U.N. Condemns Castro Government for Maltreating Cuban Dissidents

By Eric Green
Washington File Staff Writer

Washington -- The United Nations has compiled a new report that, like repeated statements from the Bush administration, condemns the Cuban regime of Fidel Castro for its maltreatment of political dissidents in Cuba.

The report by the representative of the U.N. High Commissioner for Human Rights states that the Cuban dissidents who were sentenced to heavy prison sentences are being held in "very trying physical and psychological conditions."

Calls for clemency for the Cuban dissidents have gone "unheard," the report said. In addition, the report was critical of the April 2003 execution of three people accused of hijacking a ferry in spite of Cuba's moratorium on the use of the death penalty.

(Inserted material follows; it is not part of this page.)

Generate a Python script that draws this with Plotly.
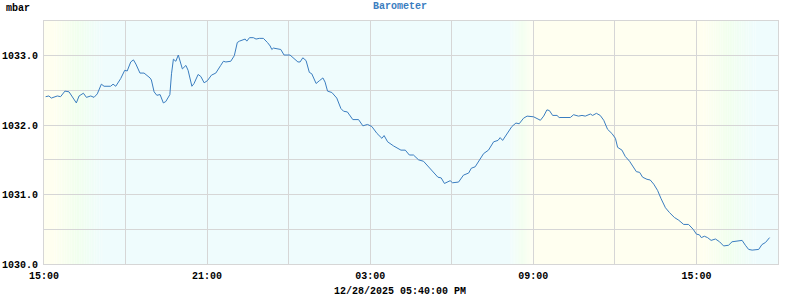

The report called on the Cuban government to stop depriving the Cuban population of its basic rights and freedoms, and it appealed for a number of measures to be taken in that regard.

The report will be submitted to the next session of the U.N. Human Rights Commission in mid-March.

The U.N. report follows the criticism made by the United States of Cuba's imprisonment of human rights advocates jailed since March 2003.

Sichan Siv, the U.S. representative to the U.N. Economic and Social Council, called Cuba's sentencing of the dissidents to up to 28 years in prison "the worst act of political repression against advocates of peaceful change in the history of Cuba."

U.S. State Department Deputy Spokesman Adam Ereli denounced on January 21 the poor treatment of the jailed dissidents and other human rights defenders in Cuba and called for the immediate release of those being held in prison.

The United States, said Ereli, continues to insist that "Cuba must change, democratically and peacefully."

Ereli said the Cuban government convicted the 75 independent Cuban journalists, librarians, and human rights defenders on trumped-up charges and sentenced them to unjust prison sentences -- an average of 20 years each -- for attempting to exercise their fundamental, internationally protected rights.

The latest statements from the United States and the Unite Nations are in line with the international outcry against Cuba's policies following the arrests and incarceration of the pro-democracy advocates by the Castro regime. The worldwide response included condemnations by the Organization of American States, the 15-member community of Caribbean nations known as CARICOM, and the European Union.